Definition of Recurring Media EBIT
Recurring Media EBIT of consolidated companies is defined as the difference between income before interest and tax and the following items of the income statement:
- contribution of associates;
- gains or losses on disposals of assets;
- impairment losses on goodwill, property, plant and equipment and intangible assets;
- restructuring costs;
- items related to business combinations:
– expenses on acquisitions;
– gains and losses resulting from acquisition price adjustments;
– amortisation of acquisition-related intangible assets.
Lagardère is a world-class diversified media group (Book and e-Publishing; Travel Retail and Distribution; Press, Audiovisual, Digital and Advertising Sales Brokerage; Sports and Entertainment).
Lagardère shares are listed on Euronext Paris.
Some of the statements contained in this document are not historical facts but rather are statements of future expectations and other forward-looking statements that are based on management's beliefs.
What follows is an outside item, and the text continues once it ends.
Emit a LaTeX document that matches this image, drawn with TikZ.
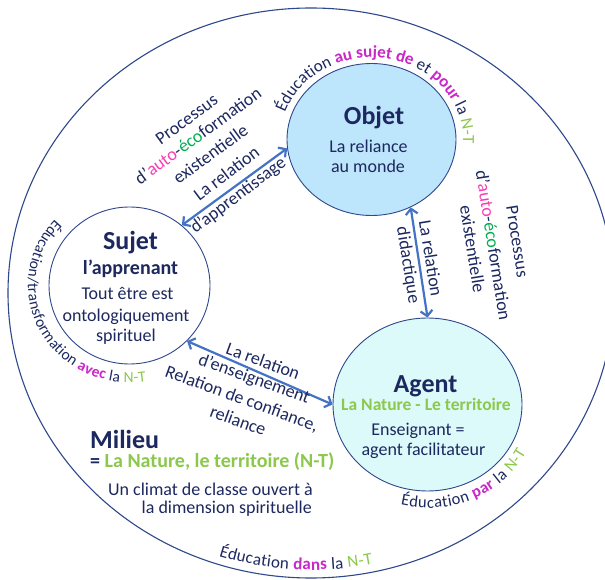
\documentclass[tikz,border=0pt]{standalone}
\usepackage{fontspec}
\setmainfont{Carlito}
\usetikzlibrary{shapes.geometric,arrows.meta,decorations.text}
\definecolor{navyt}{RGB}{28,40,95}
\definecolor{magt}{RGB}{200,40,200}
\definecolor{pinkt}{RGB}{250,60,180}
\definecolor{ecot}{RGB}{0,176,80}
\definecolor{limet}{RGB}{140,200,75}
\definecolor{linec}{RGB}{47,72,140}
\definecolor{arrowc}{RGB}{68,114,196}
\definecolor{objfill}{RGB}{189,229,251}
\definecolor{agtfill}{RGB}{220,250,250}
\newcommand\fs[1]{\fontsize{#1}{#1}\selectfont}
\newcommand\cN[1]{\fontsize{#1}{#1}\selectfont\mdseries\color{navyt}}
\newcommand\cM[1]{\fontsize{#1}{#1}\selectfont\bfseries\color{magt}}
\newcommand\cG[1]{\fontsize{#1}{#1}\selectfont\mdseries\color{limet}}
\tikzset{
  circ/.style={ellipse, draw=linec, line width=0.9pt, inner sep=0pt},
  rel/.style={draw=arrowc, line width=2.2pt, {Straight Barb[length=5.5pt,width=12pt]}-{Straight Barb[length=5.5pt,width=12pt]}},
  head/.style={font=\fs{26}\bfseries, text=navyt, inner sep=0pt, anchor=base},
  body/.style={font=\fs{18}, text=navyt, inner sep=0pt, anchor=base},
  greenb/.style={font=\fs{17.5}\bfseries, text=limet, inner sep=0pt, anchor=base},
}
\begin{document}
\begin{tikzpicture}[x=1pt,y=1pt]
\useasboundingbox (0,0) rectangle (605,579);
\clip (0,0) rectangle (605,579);
\fill[white] (0,0) rectangle (605,579);
% shapes
\node[circ, line width=1.1pt, minimum width=606pt, minimum height=570pt] (outer) at (311,286) {};
\node[circ, fill=objfill, minimum width=169pt, minimum height=152pt] (objet) at (371.5,439.5) {};
\node[circ, fill=white, minimum width=161pt, minimum height=157pt] (sujet) at (129.5,293.5) {};
\node[circ, fill=agtfill, minimum width=189pt, minimum height=173pt] (agent) at (427.5,174.5) {};
% relations
\draw[rel] (sujet.49) -- (objet.186);
\draw[rel] (objet.-60) -- (agent.90);
\draw[rel] (sujet.-44) -- (agent.180);
% Objet
\node[head] (objT) at (374,454) {Objet};
\node[body] (objL1) at (368.5,426) {La reliance};
\node[body] (objL2) at (368,406) {au monde};
% Sujet
\node[head] (sujT) at (130.5,329) {Sujet};
\node[body, font=\fs{20}\bfseries] (sujL1) at (130.5,304) {l’apprenant};
\node[body] (sujL2) at (127.5,279) {Tout être est};
\node[body] (sujL3) at (126,258) {ontologiquement};
\node[body] (sujL4) at (126,237) {spirituel};
% Agent
\node[head] (agtT) at (425.5,187) {Agent};
\node[greenb] (agtL1) at (426,169) {La Nature - Le territoire};
\node[body] (agtL2) at (418,144) {Enseignant =};
\node[body] (agtL3) at (423.5,124) {agent facilitateur};
% Milieu
\node[head, anchor=base west] (mil) at (90,131) {Milieu};
\node[greenb, font=\fs{20}\bfseries, anchor=base west] (milL1) at (90,112) {\textcolor{navyt}{=} La Nature, le territoire (N-T)};
\node[body, anchor=base east] (milL2) at (313,84) {Un climat de classe ouvert à};
\node[body, anchor=base east] (milL3) at (312,66) {la dimension spirituelle};
% left process
\node[body, rotate=36] (pl1) at (190,455) {Processus};
\node[body, rotate=36] (pl2) at (201.5,438.5) {d’\textcolor{pinkt}{auto}-\textcolor{ecot}{éco}formation};
\node[body, rotate=36] (pl3) at (214,420) {existentielle};
% relation d'apprentissage
\node[body, rotate=37] (ra1) at (230,400.7) {La relation};
\node[body, rotate=37] (ra2) at (241.3,379.6) {d’apprentissage};
% relation didactique
\node[body, rotate=-81] (rd1) at (425,320) {La relation};
\node[body, rotate=-81] (rd2) at (403,313) {didactique};
% right process
\node[body, rotate=-81] (pr1) at (511.7,336.5) {Processus};
\node[body, rotate=-81] (pr2) at (487.5,333) {d’\textcolor{pinkt}{auto}-\textcolor{ecot}{éco}formation};
\node[body, rotate=-81] (pr3) at (466.7,329) {existentielle};
% relation d'enseignement
\node[body, rotate=-20] (re1) at (261,212) {La relation};
\node[body, rotate=-20] (re2) at (252.3,195) {d’enseignement};
\node[body, rotate=-20] (re3) at (240,175) {Relation de confiance,};
\node[body, rotate=-20] (re4) at (236,153) {reliance};
% curved texts
\path[decorate, decoration={text along path, text align={fit to path},
  text={|\cN{17}|Éducation |\cM{17}|au sujet de|\cN{17}| et |\cM{17}|pour|\cN{17}| la |\cG{17}|N-T}}]
  ([shift={(161:91.5pt and 82pt)}]objet.center) arc[start angle=161, end angle=-3, x radius=91.5pt, y radius=82pt];
\path[decorate, decoration={text along path, text align={fit to path},
  text={|\cN{15.5}|Éducation/transformation |\cM{15.5}|avec|\cN{15.5}| la |\cG{15.5}|N-T}}]
  ([shift={(137:101.5pt and 97pt)}]sujet.center) arc[start angle=137, end angle=279.5, x radius=101.5pt, y radius=97pt];
\path[decorate, decoration={text along path, text align={fit to path},
  text={|\cN{16.5}|Éducation |\cM{16.5}|par|\cN{16.5}| la |\cG{16.5}|N-T}}]
  ([shift={(-104:111.5pt and 103.5pt)}]agent.center) arc[start angle=-104, end angle=-28, x radius=111.5pt, y radius=103.5pt];
\path[decorate, decoration={text along path, text align={fit to path},
  text={|\cN{17}|Éducation |\cM{17}|dans|\cN{17}| la |\cG{17}|N-T}}]
  ([shift={(251.8:295pt and 277pt)}]outer.center) arc[start angle=251.8, end angle=282.1, x radius=295pt, y radius=277pt];
\end{tikzpicture}
\end{document}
These statements reflect such views and assumptions prevailing as of the date of the statements and involve known and unknown risks and uncertainties that could cause future results, performance or future events to differ materially from those expressed or implied in such statements.
Please refer to the most recent Reference Document (Document de référence) filed by Lagardère SCA with the French Autorité des marchés financiers for additional information in relation to such factors, risks and uncertainties.
Lagardère SCA has no intention and is under no obligation to update or review the forward-looking statements referred to above. Consequently Lagardère SCA accepts no liability for any consequences arising from the use of any of the above statements.